• **What you will do**:
Beginning with the opening line of the entries, return every line through the one containing "0.38, 0.52, 0.51, 0.73, 0.85, 0.94, 1.05]", both included, and nothing else. Omit pictures.

(Figure scripts)
* * *
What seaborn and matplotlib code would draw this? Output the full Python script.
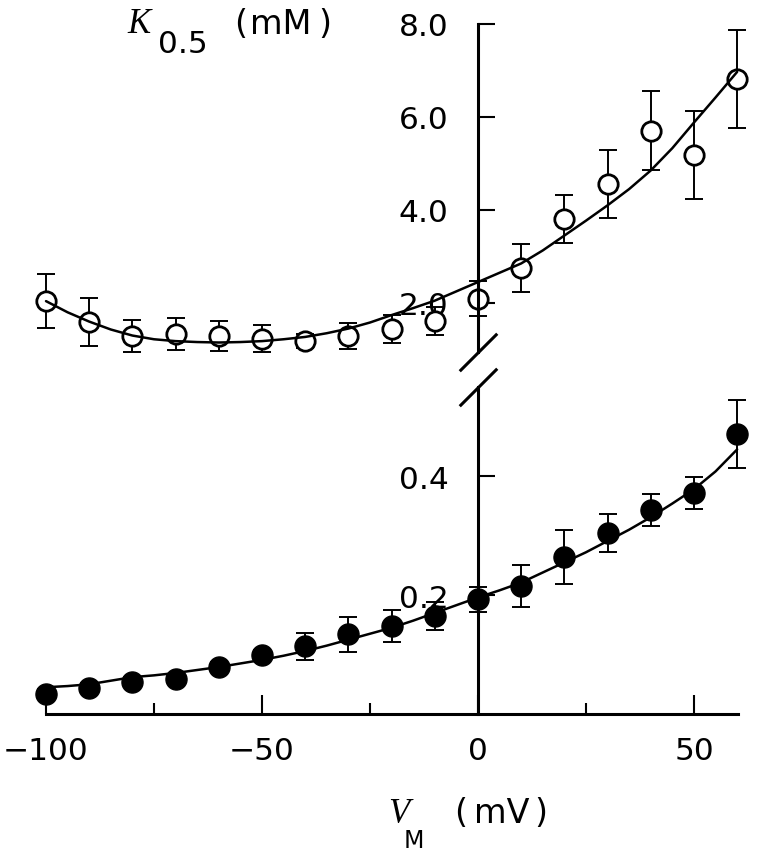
import seaborn as sns
import matplotlib.pyplot as plt

# membrane potential (mV) of the measured points
voltage = [-100, -90, -80, -70, -60, -50, -40, -30, -20, -10, 0, 10, 20, 30, 40, 50, 60]

# open circles (upper panel), K0.5 in mM
k_open = [2.04, 1.59, 1.29, 1.33, 1.29, 1.23, 1.18, 1.29, 1.44, 1.61,
          2.09, 2.75, 3.81, 4.56, 5.70, 5.18, 6.82]
k_open_err = [0.58, 0.51, 0.35, 0.34, 0.32, 0.29, 0.15, 0.29, 0.31, 0.30,
              0.38, 0.52, 0.51, 0.73, 0.85, 0.94, 1.05]

# filled circles (lower panel), K0.5 in mM
k_filled = [0.034, 0.044, 0.054, 0.059, 0.079, 0.099, 0.114, 0.134, 0.148, 0.165,
            0.193, 0.215, 0.264, 0.304, 0.343, 0.371, 0.471]
k_filled_err = [0.008, 0.008, 0.008, 0.008, 0.008, 0.008, 0.023, 0.029, 0.027, 0.023,
                0.021, 0.035, 0.045, 0.032, 0.027, 0.027, 0.057]

# fitted curves, every 5 mV
fit_v = [-100, -95, -90, -85, -80, -75, -70, -65, -60, -55, -50, -45, -40, -35, -30, -25,
         -20, -15, -10, -5, 0, 5, 10, 15, 20, 25, 30, 35, 40, 45, 50, 55, 60]
fit_open = [2.04, 1.80, 1.60, 1.43, 1.30, 1.22, 1.18, 1.16, 1.15, 1.16, 1.18, 1.22, 1.27,
            1.35, 1.45, 1.58, 1.74, 1.89, 2.05, 2.25, 2.45, 2.65, 2.85, 3.13, 3.45, 3.77,
            4.10, 4.45, 4.85, 5.33, 5.88, 6.42, 6.97]
fit_filled = [0.045, 0.047, 0.050, 0.056, 0.062, 0.065, 0.069, 0.074, 0.079, 0.085, 0.091,
              0.098, 0.106, 0.115, 0.125, 0.135, 0.145, 0.157, 0.170, 0.183, 0.196, 0.208,
              0.221, 0.238, 0.255, 0.272, 0.291, 0.310, 0.331, 0.354, 0.378, 0.408, 0.445]

x_major = [-100, -50, 0, 50]
x_minor = [-75, -25, 25]
y_hi_ticks = [2.0, 4.0, 6.0, 8.0]
y_lo_ticks = [0.2, 0.4]

sns.set_style("white")
plt.rcParams['font.family'] = ['DejaVu Sans']
plt.rcParams['text.color'] = 'black'

W, H = 757, 853
fig = plt.figure(figsize=(W / 100, H / 100), dpi=100)
ax_lo = fig.add_axes([46 / W, (H - 715) / H, 692 / W, 327 / H])
ax_hi = fig.add_axes([46 / W, (H - 353) / H, 692 / W, 328 / H])

TICK_FS = 22.5
for ax in (ax_lo, ax_hi):
    ax.set_xlim(-100, 60.2)
    ax.patch.set_alpha(0)
    ax.spines['top'].set_visible(False)
    ax.spines['right'].set_visible(False)
    ax.spines['left'].set_position(('data', 0))
    ax.spines['left'].set_linewidth(2.2)
    ax.spines['left'].set_color('black')
    ax.tick_params(axis='y', which='major', direction='in', left=True, length=12,
                   width=1.5, pad=21, labelsize=TICK_FS, colors='black')

# upper panel
ax_hi.spines['bottom'].set_visible(False)
ax_hi.set_xticks([])
ax_hi.set_ylim(0.946, 8.0)
ax_hi.set_yticks(y_hi_ticks)
ax_hi.set_yticklabels([f"{v:.1f}" for v in y_hi_ticks])

# lower panel
ax_lo.set_ylim(0, 0.55)
ax_lo.set_yticks(y_lo_ticks)
ax_lo.set_yticklabels([f"{v:.1f}" for v in y_lo_ticks])
ax_lo.set_xticks(x_major)
ax_lo.set_xticklabels([str(v).replace('-', '\u2212') for v in x_major])
ax_lo.set_xticks(x_minor, minor=True)
ax_lo.spines['bottom'].set_linewidth(2.2)
ax_lo.spines['bottom'].set_color('black')
ax_lo.tick_params(axis='x', which='major', direction='in', bottom=True, length=14,
                  width=1.5, pad=16, labelsize=TICK_FS, colors='black')
ax_lo.tick_params(axis='x', which='minor', direction='in', bottom=True, length=8,
                  width=1.5, colors='black')

# error bars
for ax, y, err in ((ax_hi, k_open, k_open_err), (ax_lo, k_filled, k_filled_err)):
    ax.errorbar(voltage, y, yerr=err, fmt='none', ecolor='black', elinewidth=1.4,
                capsize=6.5, capthick=1.4, zorder=1, clip_on=False)

# markers
sns.scatterplot(x=voltage, y=k_open, ax=ax_hi, s=195, facecolor='white',
                edgecolor='black', linewidth=2, zorder=2, clip_on=False)
sns.scatterplot(x=voltage, y=k_filled, ax=ax_lo, s=230, color='black',
                edgecolor='black', linewidth=1, zorder=2, clip_on=False)

# fitted curves
sns.lineplot(x=fit_v, y=fit_open, ax=ax_hi, color='black', linewidth=1.8,
             zorder=3, clip_on=False)
sns.lineplot(x=fit_v, y=fit_filled, ax=ax_lo, color='black', linewidth=1.8,
             zorder=3, clip_on=False)

# axis break marks
brk = dict(marker=[(-1, -1), (1, 1)], markersize=27, mew=2.2, color='black',
           linestyle='none', clip_on=False)
ax_hi.plot([0], [0], transform=ax_hi.get_xaxis_transform(), **brk)
ax_lo.plot([0], [1], transform=ax_lo.get_xaxis_transform(), **brk)


def put(txt, x, baseline, size, **kw):
    fig.text(x / W, 1 - baseline / H, txt, fontsize=size, va='baseline',
             ha='left', color='black', **kw)


UNIT_FS = 24
# y axis title: K0.5 (mM)
put('K', 127, 33, 25, family='Liberation Serif', style='italic')
put('0.5', 158, 53, TICK_FS)
put('(', 234, 34, UNIT_FS)
put('mM', 250, 34, UNIT_FS)
put(')', 318, 34, UNIT_FS)

# x axis title: VM (mV)
put('V', 388, 823, 25, family='Liberation Serif', style='italic')
put('M', 404, 848, 17)
put('(', 454, 823, UNIT_FS)
put('mV', 474, 823, UNIT_FS)
put(')', 534, 823, UNIT_FS)

fig.savefig('out.png', dpi=100, facecolor='white')
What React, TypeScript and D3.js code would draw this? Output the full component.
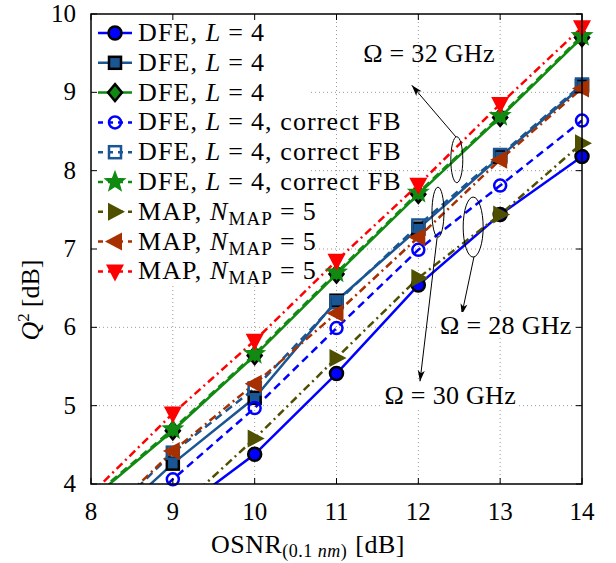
import React from 'react';
import * as d3 from 'd3';

// OSNR values (x) and Q^2 values (dB) per curve
const osnr = [8, 9, 10, 11, 12, 13, 14];
const dfeCircle = [null, 3.60, 4.38, 5.41, 6.54, 7.44, 8.18];
const dfeSquare = [3.30, 4.26, 5.10, 6.34, 7.26, 8.18, 9.08];
const dfeDiamond = [3.80, 4.68, 5.64, 6.68, 7.70, 8.68, 9.70];
const fbCircle = [3.10, 4.06, 4.97, 5.99, 6.99, 7.81, 8.64];
const fbSquare = [3.37, 4.40, 5.22, 6.32, 7.30, 8.20, 9.10];
const fbStar = [3.82, 4.70, 5.66, 6.70, 7.72, 8.70, 9.72];
const mapRight = [null, 3.62, 4.58, 5.61, 6.63, 7.44, 8.35];
const mapLeft = [3.40, 4.42, 5.28, 6.18, 7.15, 8.14, 9.05];
const mapDown = [3.87, 4.90, 5.83, 6.85, 7.82, 8.85, 9.83];

const xTicks = [8, 9, 10, 11, 12, 13, 14];
const yTicks = [4, 5, 6, 7, 8, 9, 10];

const BLUE = '#0000ff';
const DKBLUE = '#1a5693';
const GREEN = '#118a11';
const OLIVE = '#4f4f00';
const BROWN = '#a83000';
const RED = '#ff0000';

const DASH = '8,5';
const DASHDOT = '8,4,2,4';

type Marker = 'circle' | 'square' | 'diamond' | 'ocircle' | 'osquare' | 'star' | 'tright' | 'tleft' | 'tdown';

interface Series {
  values: (number | null)[];
  color: string;
  dash: string | null;
  marker: Marker;
  label: 'dfe' | 'fb' | 'map';
}

const series: Series[] = [
  { values: dfeCircle, color: BLUE, dash: null, marker: 'circle', label: 'dfe' },
  { values: dfeSquare, color: DKBLUE, dash: null, marker: 'square', label: 'dfe' },
  { values: dfeDiamond, color: GREEN, dash: null, marker: 'diamond', label: 'dfe' },
  { values: fbCircle, color: BLUE, dash: DASH, marker: 'ocircle', label: 'fb' },
  { values: fbSquare, color: DKBLUE, dash: DASH, marker: 'osquare', label: 'fb' },
  { values: fbStar, color: GREEN, dash: DASH, marker: 'star', label: 'fb' },
  { values: mapRight, color: OLIVE, dash: DASHDOT, marker: 'tright', label: 'map' },
  { values: mapLeft, color: BROWN, dash: DASHDOT, marker: 'tleft', label: 'map' },
  { values: mapDown, color: RED, dash: DASHDOT, marker: 'tdown', label: 'map' },
];

// annotations in data units
const annotations = [
  { text: '32', tx: 12.13, ty: 9.50, ex: 12.47, ey: 8.14, rx: 6, ry: 23, ax0: 12.46, ay0: 8.43, ax1: 11.92, ay1: 9.09, bg: false },
  { text: '28', tx: 13.07, ty: 6.03, ex: 12.67, ey: 7.28, rx: 10, ry: 30, ax0: 12.68, ay0: 6.90, ax1: 12.53, ay1: 6.16, bg: true },
  { text: '30', tx: 12.39, ty: 5.14, ex: 12.24, ey: 7.47, rx: 6, ry: 25, ax0: 12.23, ay0: 7.15, ax1: 12.02, ay1: 5.31, bg: true },
];

const W = 616;
const H = 563;
const left = 91, right = 582, top = 14, bottom = 484;
const FONT = "Liberation Serif, DejaVu Serif, Noto Serif, serif";

const x = d3.scaleLinear().domain([8, 14]).range([left, right]);
const y = d3.scaleLinear().domain([4, 10]).range([bottom, top]);

function drawMarker(m: Marker, cx: number, cy: number, color: string, key: string) {
  switch (m) {
    case 'circle':
      return <circle key={key} cx={cx} cy={cy} r={6.5} fill={color} stroke="#000" strokeWidth={2.5} />;
    case 'square':
      return <rect key={key} x={cx - 6} y={cy - 6} width={12} height={12} fill={color} stroke="#000" strokeWidth={2.5} />;
    case 'diamond':
      return <path key={key} d={`M${cx},${cy - 8.5}L${cx + 7},${cy}L${cx},${cy + 8.5}L${cx - 7},${cy}Z`} fill={color} stroke="#000" strokeWidth={2.5} />;
    case 'ocircle':
      return <circle key={key} cx={cx} cy={cy} r={6} fill="none" stroke={color} strokeWidth={2.5} />;
    case 'osquare':
      return <rect key={key} x={cx - 6} y={cy - 6} width={12} height={12} fill="none" stroke={color} strokeWidth={2.5} />;
    case 'star': {
      const pts = d3.range(10).map(i => {
        const a = -Math.PI / 2 + (i * Math.PI) / 5;
        const r = i % 2 === 0 ? 10 : 4.2;
        return `${cx + r * Math.cos(a)},${cy + r * Math.sin(a)}`;
      });
      return <polygon key={key} points={pts.join(' ')} fill={color} stroke={color} strokeWidth={1.5} />;
    }
    case 'tright':
      return <path key={key} d={`M${cx + 10},${cy}L${cx - 7},${cy - 9}L${cx - 7},${cy + 9}Z`} fill={color} />;
    case 'tleft':
      return <path key={key} d={`M${cx - 10},${cy}L${cx + 7},${cy - 9}L${cx + 7},${cy + 9}Z`} fill={color} />;
    case 'tdown':
      return <path key={key} d={`M${cx},${cy + 10}L${cx - 9},${cy - 7}L${cx + 9},${cy - 7}Z`} fill={color} />;
  }
}

function Label({ kind }: { kind: 'dfe' | 'fb' | 'map' }) {
  if (kind === 'map') {
    return (
      <>
        <tspan>MAP, </tspan>
        <tspan fontStyle="italic">N</tspan>
        <tspan fontSize={19} dy={5}>MAP</tspan>
        <tspan dy={-5} dx={7}>=</tspan>
        <tspan dx={7}>5</tspan>
      </>
    );
  }
  return (
    <>
      <tspan>DFE, </tspan>
      <tspan fontStyle="italic">L</tspan>
      <tspan dx={7}>=</tspan>
      <tspan dx={7}>4{kind === 'fb' ? ', correct FB' : ''}</tspan>
    </>
  );
}

function arrowHead(x0: number, y0: number, x1: number, y1: number) {
  const a = Math.atan2(y1 - y0, x1 - x0);
  const len = 11, hw = 3.5;
  const bx = x1 - len * Math.cos(a), by = y1 - len * Math.sin(a);
  const px = -Math.sin(a) * hw, py = Math.cos(a) * hw;
  return `M${x1},${y1}L${bx + px},${by + py}L${bx + len * 0.25 * Math.cos(a)},${by + len * 0.25 * Math.sin(a)}L${bx - px},${by - py}Z`;
}

export default function App() {
  const line = d3.line<[number, number | null]>()
    .defined(d => d[1] !== null)
    .x(d => x(d[0]))
    .y(d => y(d[1] as number));

  return (
    <svg width={W} height={H} style={{ position: 'absolute', left: 0, top: 0, background: '#fff', fontFamily: FONT }}>
      <defs>
        <clipPath id="plot">
          <rect x={left} y={top} width={right - left} height={bottom - top} />
        </clipPath>
      </defs>
      <rect x={0} y={0} width={W} height={H} fill="#fff" />

      {/* grid */}
      {xTicks.slice(1, -1).map(t => (
        <line key={'gx' + t} x1={x(t)} x2={x(t)} y1={top} y2={bottom} stroke="#9a9a9a" strokeWidth={1} strokeDasharray="1,3" />
      ))}
      {yTicks.slice(1, -1).map(t => (
        <line key={'gy' + t} x1={left} x2={right} y1={y(t)} y2={y(t)} stroke="#9a9a9a" strokeWidth={1} strokeDasharray="1,3" />
      ))}

      {/* curves */}
      <g clipPath="url(#plot)">
        {series.map((s, i) => (
          <path key={'l' + i} d={line(osnr.map((v, j) => [v, s.values[j]] as [number, number | null])) || ''}
            fill="none" stroke={s.color} strokeWidth={2.5} strokeDasharray={s.dash || undefined} />
        ))}
      </g>
      {series.map((s, i) => (
        <g key={'m' + i}>
          {osnr.map((v, j) => {
            const val = s.values[j];
            if (val === null || val < 4 || val > 10) return null;
            return drawMarker(s.marker, x(v), y(val), s.color, `m${i}-${j}`);
          })}
        </g>
      ))}

      {/* legend */}
      <rect x={left + 1} y={top + 1} width={216} height={270} fill="#fff" />
      {series.map((s, i) => {
        const cy = 33 + i * 29.8;
        return (
          <g key={'lg' + i}>
            <line x1={98} x2={132} y1={cy} y2={cy} stroke={s.color} strokeWidth={2.5} strokeDasharray={s.dash ? '5,5' : undefined} />
            {drawMarker(s.marker, 115, cy, s.color, 'lm' + i)}
            <text x={138} y={cy + 8} fontSize={26} letterSpacing={1.1} fill="#000" style={{ fontFamily: FONT }}>
              <Label kind={s.label} />
            </text>
          </g>
        );
      })}

      {/* annotations */}
      {annotations.map((a, i) => {
        const x0 = x(a.ax0), y0 = y(a.ay0), x1 = x(a.ax1), y1 = y(a.ay1);
        return (
          <g key={'an' + i}>
            <ellipse cx={x(a.ex)} cy={y(a.ey)} rx={a.rx} ry={a.ry} fill="none" stroke="#000" strokeWidth={1} />
            <line x1={x0} y1={y0} x2={x1} y2={y1} stroke="#000" strokeWidth={1} />
            <path d={arrowHead(x0, y0, x1, y1)} fill="#000" />
            {a.bg && <rect x={x(a.tx) - 68} y={y(a.ty) - 13} width={136} height={26} fill="#fff" />}
            <text x={x(a.tx)} y={y(a.ty) + 9} fontSize={26} letterSpacing={0.3} textAnchor="middle" fill="#000" style={{ fontFamily: FONT }}>
              Ω = {a.text} GHz
            </text>
          </g>
        );
      })}

      {/* frame and ticks */}
      <rect x={left} y={top} width={right - left} height={bottom - top} fill="none" stroke="#000" strokeWidth={1.5} />
      {xTicks.map(t => (
        <g key={'tx' + t}>
          <line x1={x(t)} x2={x(t)} y1={bottom} y2={bottom - 6} stroke="#000" strokeWidth={1} />
          <line x1={x(t)} x2={x(t)} y1={top} y2={top + 6} stroke="#000" strokeWidth={1} />
          <text x={x(t)} y={bottom + 36} fontSize={25} textAnchor="middle" fill="#000" style={{ fontFamily: FONT }}>{t}</text>
        </g>
      ))}
      {yTicks.map(t => (
        <g key={'ty' + t}>
          <line x1={left} x2={left + 6} y1={y(t)} y2={y(t)} stroke="#000" strokeWidth={1} />
          <line x1={right} x2={right - 6} y1={y(t)} y2={y(t)} stroke="#000" strokeWidth={1} />
          <text x={left - 15} y={y(t) + 8} fontSize={25} textAnchor="end" fill="#000" style={{ fontFamily: FONT }}>{t}</text>
        </g>
      ))}

      {/* axis labels */}
      <text x={308} y={553} fontSize={26} letterSpacing={0.5} textAnchor="middle" fill="#000" style={{ fontFamily: FONT }}>
        <tspan>OSNR</tspan>
        <tspan fontSize={18} dy={4}>(0.1 </tspan>
        <tspan fontSize={18} fontStyle="italic">nm</tspan>
        <tspan fontSize={18}>)</tspan>
        <tspan dy={-4} dx={8}>[dB]</tspan>
      </text>
      <text transform="translate(39,300) rotate(-90)" fontSize={26} textAnchor="middle" fill="#000" style={{ fontFamily: FONT }}>
        <tspan fontStyle="italic">Q</tspan>
        <tspan fontSize={17} dy={-10}>2</tspan>
        <tspan dy={10} dx={6}>[dB]</tspan>
      </text>
    </svg>
  );
}
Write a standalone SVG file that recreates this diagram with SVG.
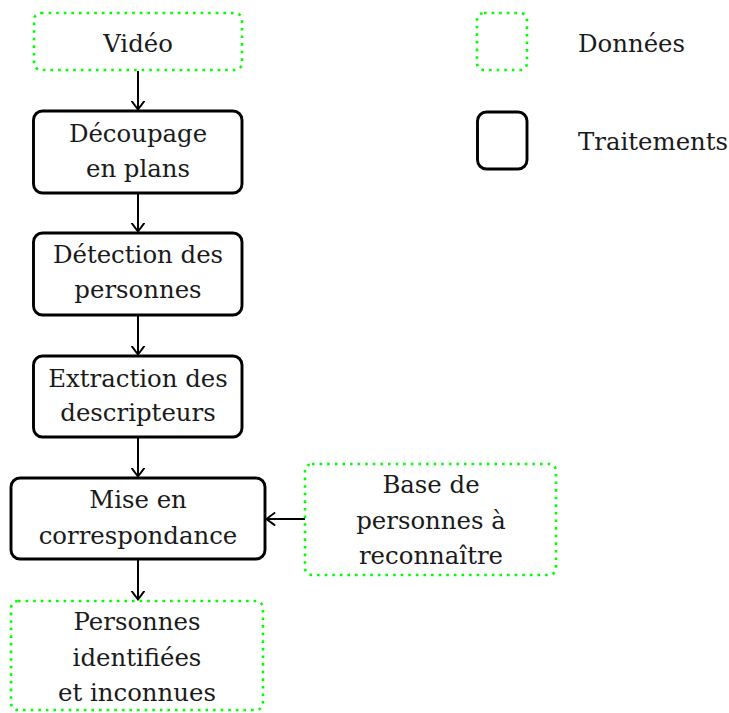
<svg xmlns="http://www.w3.org/2000/svg" width="729" height="713" viewBox="0 0 729 713">
<defs>
<style>
.data{fill:none;stroke:#00ff00;stroke-width:2.6;stroke-dasharray:2.6 5;}
.proc{fill:none;stroke:#000;stroke-width:2.9;}
.t{font-family:'DejaVu Serif',serif;font-size:24.4px;fill:#1a1a1a;text-anchor:middle;}
.tl{font-family:'DejaVu Serif',serif;font-size:24.4px;fill:#1a1a1a;}
.c{stroke:#000;stroke-width:2;fill:none;marker-end:url(#arr);}
</style>
<marker id="arr" markerUnits="userSpaceOnUse" viewBox="-9 -8 11 16" refX="0" refY="0" markerWidth="11" markerHeight="16" orient="auto">
<path d="M-8,-6 Q-2.5,-2 0,0 Q-2.5,2 -8,6" fill="none" stroke="#000" stroke-width="2" stroke-linecap="round"/>
</marker>
</defs>
<rect width="729" height="713" fill="#fff"/>
<g id="connectors">
<line class="c" x1="138" y1="71" x2="138" y2="109.5"/>
<line class="c" x1="138" y1="194" x2="138" y2="231.5"/>
<line class="c" x1="138" y1="316" x2="138" y2="354.5"/>
<line class="c" x1="138" y1="438" x2="138" y2="476.5"/>
<line class="c" x1="138" y1="560" x2="138" y2="599.5"/>
<line class="c" x1="305" y1="519" x2="266.5" y2="519"/>
</g>
<g id="video">
<rect class="data" x="34" y="13" width="208" height="57" rx="7"/>
<text class="t" x="138" y="52">Vidéo</text>
</g>
<g id="decoupage">
<rect class="proc" x="33.5" y="111" width="208.5" height="82" rx="9"/>
<text class="t" x="138" y="142">Découpage</text>
<text class="t" x="138" y="177">en plans</text>
</g>
<g id="detection">
<rect class="proc" x="33.5" y="233" width="208.5" height="82" rx="9"/>
<text class="t" x="138" y="263">Détection des</text>
<text class="t" x="138" y="298">personnes</text>
</g>
<g id="extraction">
<rect class="proc" x="33.5" y="356" width="208.5" height="81" rx="9"/>
<text class="t" x="138" y="387">Extraction des</text>
<text class="t" x="138" y="421">descripteurs</text>
</g>
<g id="mise">
<rect class="proc" x="11" y="478" width="254" height="81" rx="9"/>
<text class="t" x="138" y="508">Mise en</text>
<text class="t" x="138" y="544">correspondance</text>
</g>
<g id="base">
<rect class="data" x="305" y="464" width="251" height="111" rx="7"/>
<text class="t" x="431" y="493">Base de</text>
<text class="t" x="431" y="529">personnes à</text>
<text class="t" x="431" y="564">reconnaître</text>
</g>
<g id="personnes">
<rect class="data" x="11" y="601" width="252" height="109" rx="7"/>
<text class="t" x="137" y="630">Personnes</text>
<text class="t" x="137" y="666">identifiées</text>
<text class="t" x="137" y="701">et inconnues</text>
</g>
<g id="legend-donnees">
<rect class="data" x="477" y="13" width="50" height="57" rx="7"/>
<text class="tl" x="578" y="52">Données</text>
</g>
<g id="legend-traitements">
<rect class="proc" x="477.5" y="112" width="49.5" height="57" rx="9"/>
<text class="tl" x="578" y="150">Traitements</text>
</g>
</svg>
* * *
• **Exercise output**:
What seaborn and matplotlib code would draw this? Output the full Python script.
import seaborn as sns
import matplotlib.pyplot as plt

# membrane potential (mV) of the measured points
voltage = [-100, -90, -80, -70, -60, -50, -40, -30, -20, -10, 0, 10, 20, 30, 40, 50, 60]

# open circles (upper panel), K0.5 in mM
k_open = [2.04, 1.59, 1.29, 1.33, 1.29, 1.23, 1.18, 1.29, 1.44, 1.61,
          2.09, 2.75, 3.81, 4.56, 5.70, 5.18, 6.82]
k_open_err = [0.58, 0.51, 0.35, 0.34, 0.32, 0.29, 0.15, 0.29, 0.31, 0.30,
              0.38, 0.52, 0.51, 0.73, 0.85, 0.94, 1.05]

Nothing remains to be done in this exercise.